Pas de sécurité des investissements dans le transport routier de marchandises

Pendant toute la révision de la loi sur le CO2, swisscleantech est intervenu activement en faveur de la sécurité des investissements et de l’ouverture aux innovations technologiques. Notre but était que les véhicules à motorisation électrique ou fonctionnant avec des carburants renouvelables soient exonérés temporairement de la RPLP. Malheureusement, le Parlement a décidé de s’en tenir au statu quo. L’exonération de la RPLP pour les camions électriques ou à hydrogène reste donc réglementée par ordonnance. Par conséquent, l’insécurité juridique demeure pour la logistique verte. Nous aborderons donc à nouveau ce sujet dans le cadre de la consultation sur le perfectionnement de la RPLP à partir de 2031.

Dans le transport aérien, des solutions qui s’intègrent dans un cadre international

Les mesures de politique climatique dans le transport aérien doivent s’intégrer dans un cadre international. Il est donc pertinent que le Parlement fixe un taux de mélange pour les carburants d’aviation renouvelables en Suisse conformément aux dispositions de l’UE. Mais il importe aussi que pour la mise en œuvre, la Suisse se réfère à des pays technologiquement innovants, comme par exemple l’Allemagne ; cela a également été demandé au Conseil national.

Engager suffisamment tôt des mesures ambitieuses pour la période postérieure à 2030

Il est d’ores et déjà évident que cette loi ne nous permettra pas d’être en 2030 sur la trajectoire visée correspondant à l’objectif zéro net.
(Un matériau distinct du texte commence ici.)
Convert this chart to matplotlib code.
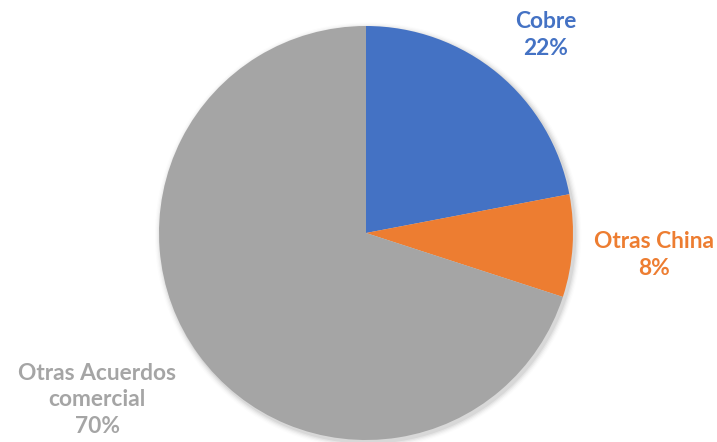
import matplotlib.pyplot as plt
from matplotlib.patches import Circle

categorias = ['Cobre', 'Otras China', 'Otras Acuerdos\ncomercial']
valores = [22, 8, 70]
colores = ['#4472C4', '#ED7D31', '#A5A5A5']

W, H = 717, 442
fig = plt.figure(figsize=(W / 100, H / 100), dpi=100)

# pie centered at (366, 233) px with radius 207 px
cx, cy, r = 366, 233, 207
pad = 1.05
ax = fig.add_axes([(cx - r * pad) / W, (H - cy - r * pad) / H,
                   2 * r * pad / W, 2 * r * pad / H])

# soft shadow under the pie
for i, a in enumerate([0.05, 0.04, 0.03, 0.02, 0.01]):
    ax.add_patch(Circle((0.01, -0.012), 1.0 + 0.006 * (i + 1), color='black',
                        alpha=a, lw=0, zorder=0))

ax.pie(valores, colors=colores, startangle=90, counterclock=False, radius=1.0,
       wedgeprops=dict(linewidth=0))
ax.set_xlim(-pad, pad)
ax.set_ylim(-pad, pad)
ax.set_aspect('equal')
ax.axis('off')

# label positions in pixels (center of text block)
posiciones = [(546, 35), (654, 255), (97, 400)]
for cat, val, col, (px, py) in zip(categorias, valores, colores, posiciones):
    fig.text(px / W, 1 - py / H, f'{cat}\n{val}%', color=col, fontsize=16.4,
             fontweight='bold', family='Lato', ha='center', va='center',
             linespacing=1.3)

fig.savefig('out.png', dpi=100)
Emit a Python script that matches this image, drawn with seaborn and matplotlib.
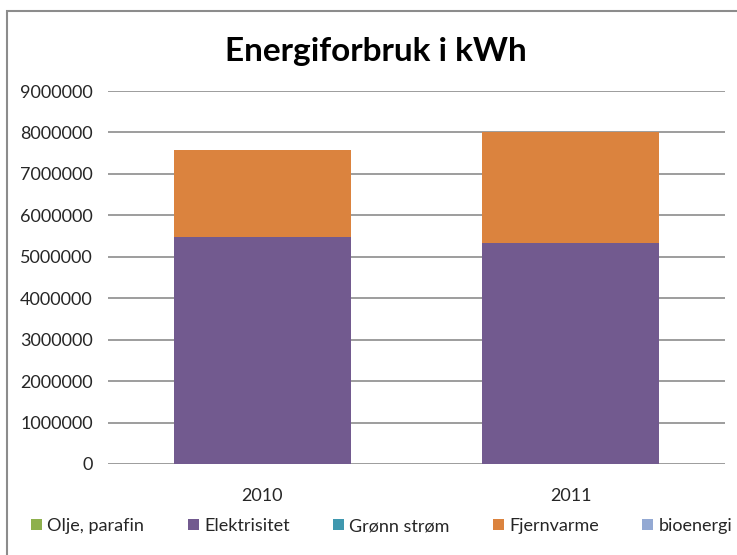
import matplotlib
matplotlib.use("Agg")
import numpy as np
import pandas as pd
import seaborn as sns
import matplotlib.pyplot as plt
from matplotlib.patches import Patch, Rectangle

# Data (kWh)
years = ["2010", "2011"]
sources = ["Olje, parafin", "Elektrisitet", "Grønn strøm", "Fjernvarme", "bioenergi"]
olje = [0, 0]
elektrisitet = [5470000, 5330000]
gronn = [0, 0]
fjernvarme = [2110000, 2680000]
bioenergi = [0, 0]
colors = ["#8EB04D", "#725A8F", "#3F98AF", "#DB833E", "#93A9D3"]

sns.set_style("white")
plt.rcParams['font.family'] = ['Lato', 'DejaVu Sans']

df = pd.DataFrame({"year": years, "Olje, parafin": olje, "Elektrisitet": elektrisitet,
                   "Grønn strøm": gronn, "Fjernvarme": fjernvarme, "bioenergi": bioenergi})

fig = plt.figure(figsize=(7.37, 5.55), dpi=100)
ax = fig.add_axes([108 / 737, 1 - 464 / 555, (725 - 108) / 737, (464 - 91) / 555])

# Stacked bars: draw cumulative totals from top series down
cum = df[sources].cumsum(axis=1)
for src, col in zip(reversed(sources), reversed(colors)):
    sns.barplot(x=df["year"], y=cum[src], color=col, width=0.574, ax=ax,
                saturation=1, order=years, linewidth=0, zorder=3)

ax.set_ylim(0, 9000000)
ax.set_yticks(np.arange(0, 9000001, 1000000))
ax.set_yticklabels([str(v) for v in range(0, 9000001, 1000000)])
ax.yaxis.grid(True, color="#8C8C8C", linewidth=1.2, zorder=0)
ax.set_axisbelow(True)
for s in ax.spines.values():
    s.set_visible(False)
ax.tick_params(axis="y", length=0, pad=11, labelsize=13)
ax.tick_params(axis="x", length=0, pad=17, labelsize=13)
ax.set_xlabel("")
ax.set_ylabel("")

fig.text(376 / 737, 1 - 52 / 555, "Energiforbruk i kWh", ha="center", va="center",
         fontsize=24, fontweight="bold", color="black")

handles = [Patch(facecolor=c, edgecolor="none", label=s) for s, c in zip(sources, colors)]
fig.legend(handles=handles, loc="center left", bbox_to_anchor=(24 / 737, 1 - 526 / 555),
           ncol=5, frameon=False, fontsize=13, handlelength=0.6, handleheight=0.6,
           handletextpad=0.3, columnspacing=2.4, borderaxespad=0)

# outer chart border (cut off at right and bottom)
fig.add_artist(Rectangle((7 / 737, -0.1), 1.2, 1 - 11 / 555 + 0.1, transform=fig.transFigure,
                         fill=False, edgecolor="#8C8C8C", linewidth=1.5, clip_on=False))

fig.savefig("out.png", dpi=100)
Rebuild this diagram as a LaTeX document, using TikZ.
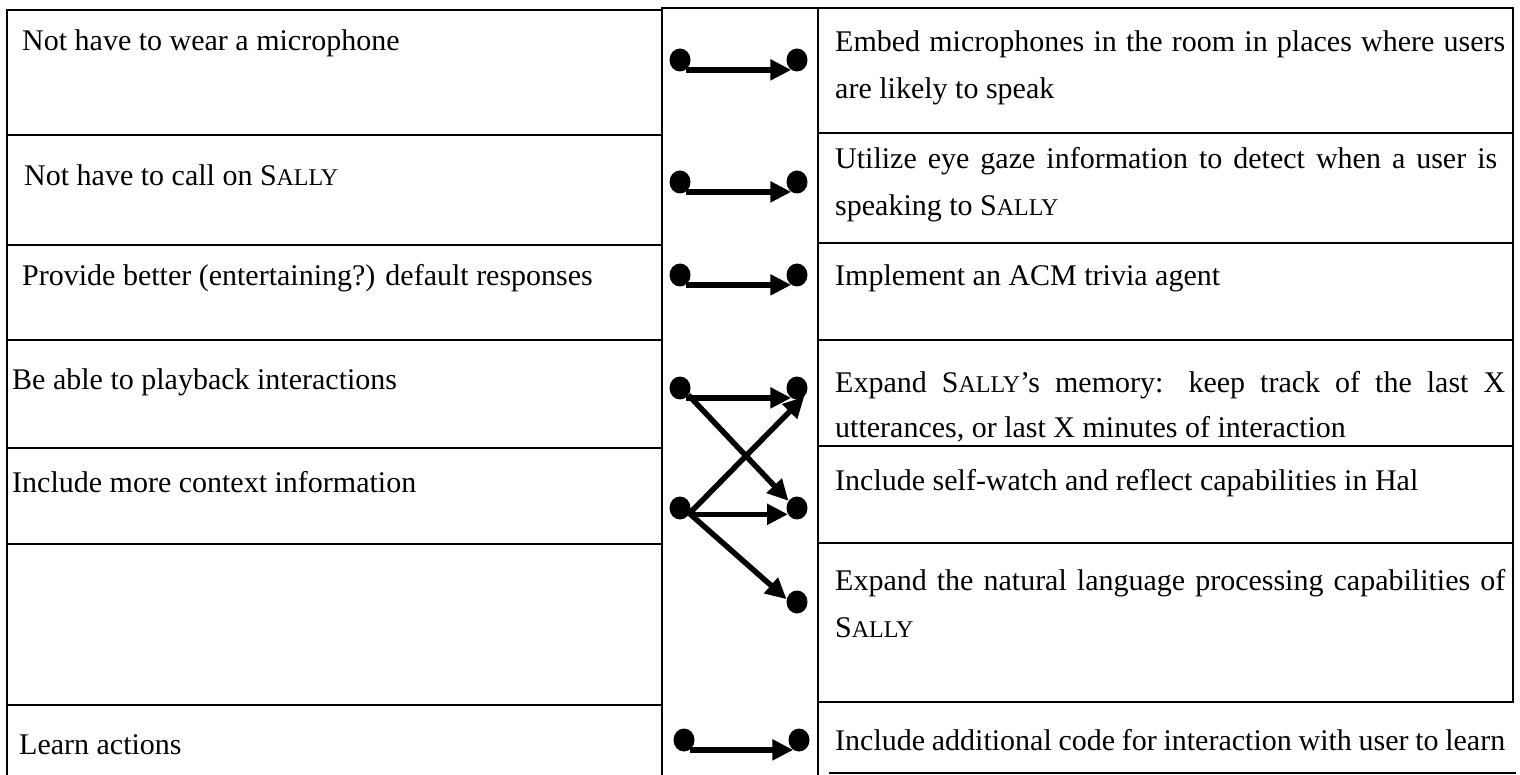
\documentclass[tikz,border=0pt]{standalone}
\usepackage{fontspec}
\setmainfont{Liberation Serif}
\usetikzlibrary{arrows.meta,shapes.geometric}
% small-capital name of the system
\newcommand\sally{S{\fontsize{24pt}{24pt}\selectfont ALLY}}
% a justified first line followed by a ragged second line
\newcommand\celltwo[4][670pt]{\vtop{\baselineskip=#2\hbox to #1{#3}\hbox{#4}}}
\begin{document}
\begin{tikzpicture}[x=1pt,y=-1pt,
  rule/.style={line width=1.3pt,line cap=rect},
  dot/.style={ellipse,fill=black,minimum width=21pt,minimum height=23pt,inner sep=0pt},
  link/.style={line width=5.5pt,-{Triangle[length=21pt,width=20pt]}},
  celltext/.style={anchor=base west,inner sep=0pt,font=\fontsize{30pt}{47pt}\selectfont}]
\useasboundingbox (0,0) rectangle (1520,775);

% table frame
\draw[rule] (7,10) -- (662,10);
\draw[rule] (662,8) -- (1513,8);
\draw[rule] (7,10) -- (7,775);
\draw[rule] (662,8) -- (662,775);
\draw[rule] (818,8) -- (818,775);
\draw[rule] (1513,8) -- (1513,702);
% left column rows
\foreach \y in {135,245,340,448,544,705}
  \draw[rule] (7,\y) -- (662,\y);
% right column rows
\foreach \y in {133,243,340,446,543,702}
  \draw[rule] (818,\y) -- (1513,\y);
\draw[rule] (830,773) -- (1515,773);

% left column texts
\node[celltext] (ltext1) at (22,51) {Not have to wear a microphone};
\node[celltext] (ltext2) at (24,186) {Not have to call on \sally};
\node[celltext] (ltext3) at (22,286) {Provide better (entertaining?) default responses};
\node[celltext] (ltext4) at (12,389) {Be able to playback interactions};
\node[celltext] (ltext5) at (12,492) {Include more context information};
\node[celltext] (ltext7) at (19,754) {Learn actions};

% right column texts
\node[celltext] (rtext1) at (835,52)
  {\celltwo{47pt}{Embed microphones in the room in places where users}{are likely to speak}};
\node[celltext] (rtext2) at (835,169)
  {\celltwo[662pt]{47pt}{Utilize eye gaze information to detect when a user is}{speaking to \sally}};
\node[celltext] (rtext3) at (835,286) {Implement an ACM trivia agent};
\node[celltext] (rtext4) at (835,392)
  {\celltwo{45pt}{Expand \sally’s memory: keep track of the last X}{utterances, or last X minutes of interaction}};
\node[celltext] (rtext5) at (835,490) {Include self-watch and reflect capabilities in Hal};
\node[celltext] (rtext6) at (835,590)
  {\celltwo{47pt}{Expand the natural language processing capabilities of}{\sally}};
\node[celltext] (rtext7) at (835,750)
  {\hbox to 670pt{Include additional code for interaction with user to learn}};

% connector dots
\node[dot] (l1) at (680,60) {};  \node[dot] (r1) at (797,60) {};
\node[dot] (l2) at (680,182) {}; \node[dot] (r2) at (797,182) {};
\node[dot] (l3) at (680,275) {}; \node[dot] (r3) at (797,275) {};
\node[dot] (l4) at (680,388) {}; \node[dot] (r4) at (797,388) {};
\node[dot] (l5) at (680,508) {}; \node[dot] (r5) at (797,508) {};
\node[dot] (r6) at (797,602) {};
\node[dot] (l7) at (684,740) {}; \node[dot] (r7) at (799,740) {};

% connectors
\draw[link] (l1.-60) -- (r1.-120);
\draw[link] (l2.-60) -- (r2.-120);
\draw[link] (l3.-60) -- (r3.-120);
\draw[link] (l4.-60) -- (r4.-120);
\draw[link] (l4.-40) -- (r5.140);
\draw[link] (l5.-35) -- (r5.-145);
\draw[link] (l5.-30) -- (r4.-50);
\draw[link] (l5.-30) -- (r6.165);
\draw[link] (l7.-60) -- (r7.-120);
\end{tikzpicture}
\end{document}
Il faut donc s’atteler aussi vite que possible à l’adaptation des conditions-cadre légales pour la période de 2030 à 2040. swisscleantech interviendra afin que des mesures ambitieuses soient rapidement engagées pour cette étape en insistant sur la vérité des coûts – par exemple au travers d’une extension des taxes incitatives – et sur les mesures en Suisse.